** BEGIN GIVEN MATERIAL **

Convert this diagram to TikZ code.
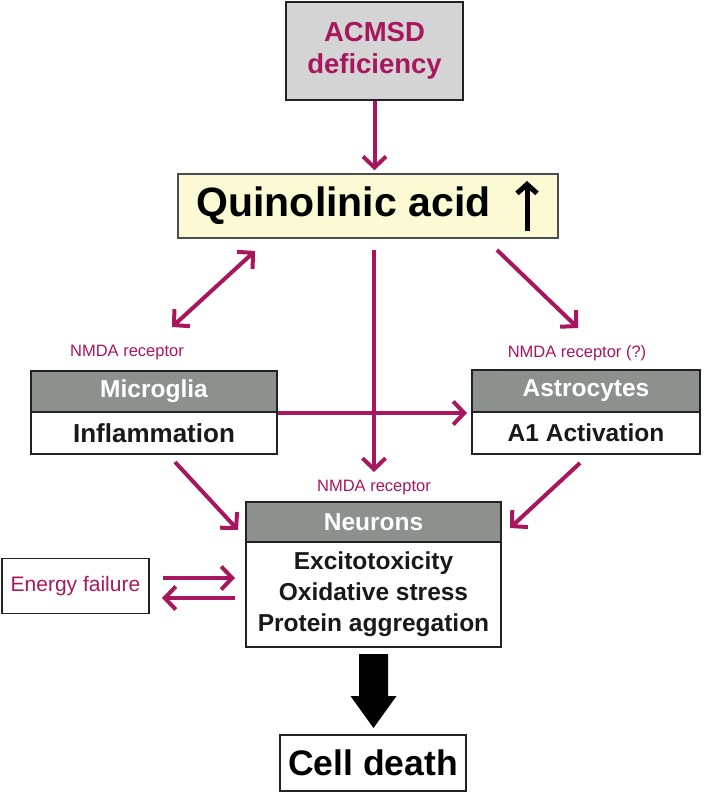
\documentclass[tikz,border=0pt]{standalone}
\usepackage{fontspec}
\setmainfont{Liberation Sans}
\usetikzlibrary{arrows.meta}
\definecolor{mag}{HTML}{A8175E}
\definecolor{hdr}{HTML}{8C918E}
\definecolor{acm}{HTML}{D4D4D4}
\definecolor{qay}{HTML}{FCFAD4}
\definecolor{bd}{HTML}{222222}
\tikzset{
  box/.style={draw=bd, line width=2pt, inner sep=0pt, align=center},
  hdrbox/.style={box, fill=hdr, text=white, font=\bfseries\fontsize{24.5}{27}\selectfont},
  bodybox/.style={box, fill=white, text=black!90, font=\bfseries\fontsize{24.5}{31}\selectfont},
  arr/.style={draw=mag, line width=4pt, -{Straight Barb[length=11pt,width=23pt]}},
  darr/.style={draw=mag, line width=4pt, {Straight Barb[length=11pt,width=23pt]}-{Straight Barb[length=11pt,width=23pt]}},
  lbl/.style={text=mag, font=\fontsize{16.5}{19}\selectfont, inner sep=0pt}
}
\begin{document}
\begin{tikzpicture}[x=1pt,y=-1pt]
\fill[white] (0,0) rectangle (718,792);
\useasboundingbox (0,0) rectangle (718,792);

\node[box, fill=acm, line width=2.5pt, minimum width=177pt, minimum height=98pt, text=mag,
      font=\bfseries\fontsize{27.5}{32}\selectfont] (acmsd) at (374.5,51) {ACMSD\\deficiency};

\node[box, draw=bd!80, line width=1.5pt, fill=qay, minimum width=380pt, minimum height=64pt] (qa) at (368,206) {};
\node[inner sep=0pt, font=\bfseries\fontsize{41}{46}\selectfont] (qat) at (343.5,206) {Quinolinic acid};
\coordinate (up1) at (527,231);
\coordinate (up2) at (527,181);
\draw[line width=5pt, -{Straight Barb[length=9pt,width=20pt]}] (up1) -- (up2);

\node[hdrbox, minimum width=246pt, minimum height=41pt] (mgh) at (154,391.5) {Microglia};
\node[bodybox, minimum width=246pt, minimum height=42pt, font=\bfseries\fontsize{26}{31}\selectfont] (mgb) at (154,433) {Inflammation};

\node[hdrbox, minimum width=228pt, minimum height=42pt] (ash) at (586,391) {Astrocytes};
\node[bodybox, minimum width=228pt, minimum height=42pt] (asb) at (586,433) {A1 Activation};

\node[hdrbox, minimum width=255pt, minimum height=40pt] (nh) at (373.5,522) {Neurons};
\node[bodybox, minimum width=255pt, minimum height=105pt] (nb) at (373.5,594.5)
      {Excitotoxicity\\Oxidative stress\\Protein aggregation};

\node[box, line width=1.5pt, minimum width=147pt, minimum height=55pt, text=mag,
      font=\fontsize{21}{24}\selectfont] (ef) at (75.5,586) {Energy failure};

\node[box, line width=2.5pt, minimum width=186pt, minimum height=56pt,
      font=\bfseries\fontsize{35.5}{40}\selectfont] (cd) at (373,763) {Cell death};

\node[lbl] (l1) at (127,353) {NMDA receptor};
\node[lbl] (l2) at (577,353) {NMDA receptor (?)};
\node[lbl] (l3) at (374,488) {NMDA receptor};

% connector endpoints
\coordinate (d1) at (255,251);
\coordinate (d2) at (172,327);
\coordinate (v1) at (374,250);
\coordinate (v2) at (374,472);
\coordinate (r1) at (497,250);
\coordinate (r2) at (578,328);
\coordinate (m1) at (175,462);
\coordinate (m2) at (238,530);
\coordinate (a1) at (580,463);
\coordinate (a2) at (510,528);
\coordinate (e1) at (163,578);
\coordinate (e2) at (235,578);
\coordinate (e3) at (235,598);
\coordinate (e4) at (162,598);

\draw[arr, shorten >=3pt] (acmsd.south) -- (qa.north -| acmsd.south);
\draw[darr] (d1) -- (d2);
\draw[arr] (v1) -- (v2);
\draw[arr] (r1) -- (r2);
\draw[arr, shorten >=4pt] (mgh.south east) -- (ash.south west);
\draw[arr] (m1) -- (m2);
\draw[arr] (a1) -- (a2);
\draw[arr] (e1) -- (e2);
\draw[arr] (e3) -- (e4);

% big black arrow
\fill[black] (nb.south) ++(-14.5,6) -- ++(29,0) -- ++(0,42) -- ++(8.5,0)
      -- ++(-23,32) -- ++(-23,-32) -- ++(8.5,0) -- cycle;
\end{tikzpicture}
\end{document}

** END GIVEN MATERIAL **

→ **YOUR GOAL**
Please reproduce the listing exactly from its opening line through the line that contains "(up1) -- (up2);", both included, with all pictures omitted.

→ **REPLY**
Convert this diagram to TikZ code.
\documentclass[tikz,border=0pt]{standalone}
\usepackage{fontspec}
\setmainfont{Liberation Sans}
\usetikzlibrary{arrows.meta}
\definecolor{mag}{HTML}{A8175E}
\definecolor{hdr}{HTML}{8C918E}
\definecolor{acm}{HTML}{D4D4D4}
\definecolor{qay}{HTML}{FCFAD4}
\definecolor{bd}{HTML}{222222}
\tikzset{
  box/.style={draw=bd, line width=2pt, inner sep=0pt, align=center},
  hdrbox/.style={box, fill=hdr, text=white, font=\bfseries\fontsize{24.5}{27}\selectfont},
  bodybox/.style={box, fill=white, text=black!90, font=\bfseries\fontsize{24.5}{31}\selectfont},
  arr/.style={draw=mag, line width=4pt, -{Straight Barb[length=11pt,width=23pt]}},
  darr/.style={draw=mag, line width=4pt, {Straight Barb[length=11pt,width=23pt]}-{Straight Barb[length=11pt,width=23pt]}},
  lbl/.style={text=mag, font=\fontsize{16.5}{19}\selectfont, inner sep=0pt}
}
\begin{document}
\begin{tikzpicture}[x=1pt,y=-1pt]
\fill[white] (0,0) rectangle (718,792);
\useasboundingbox (0,0) rectangle (718,792);

\node[box, fill=acm, line width=2.5pt, minimum width=177pt, minimum height=98pt, text=mag,
      font=\bfseries\fontsize{27.5}{32}\selectfont] (acmsd) at (374.5,51) {ACMSD\\deficiency};

\node[box, draw=bd!80, line width=1.5pt, fill=qay, minimum width=380pt, minimum height=64pt] (qa) at (368,206) {};
\node[inner sep=0pt, font=\bfseries\fontsize{41}{46}\selectfont] (qat) at (343.5,206) {Quinolinic acid};
\coordinate (up1) at (527,231);
\coordinate (up2) at (527,181);
\draw[line width=5pt, -{Straight Barb[length=9pt,width=20pt]}] (up1) -- (up2);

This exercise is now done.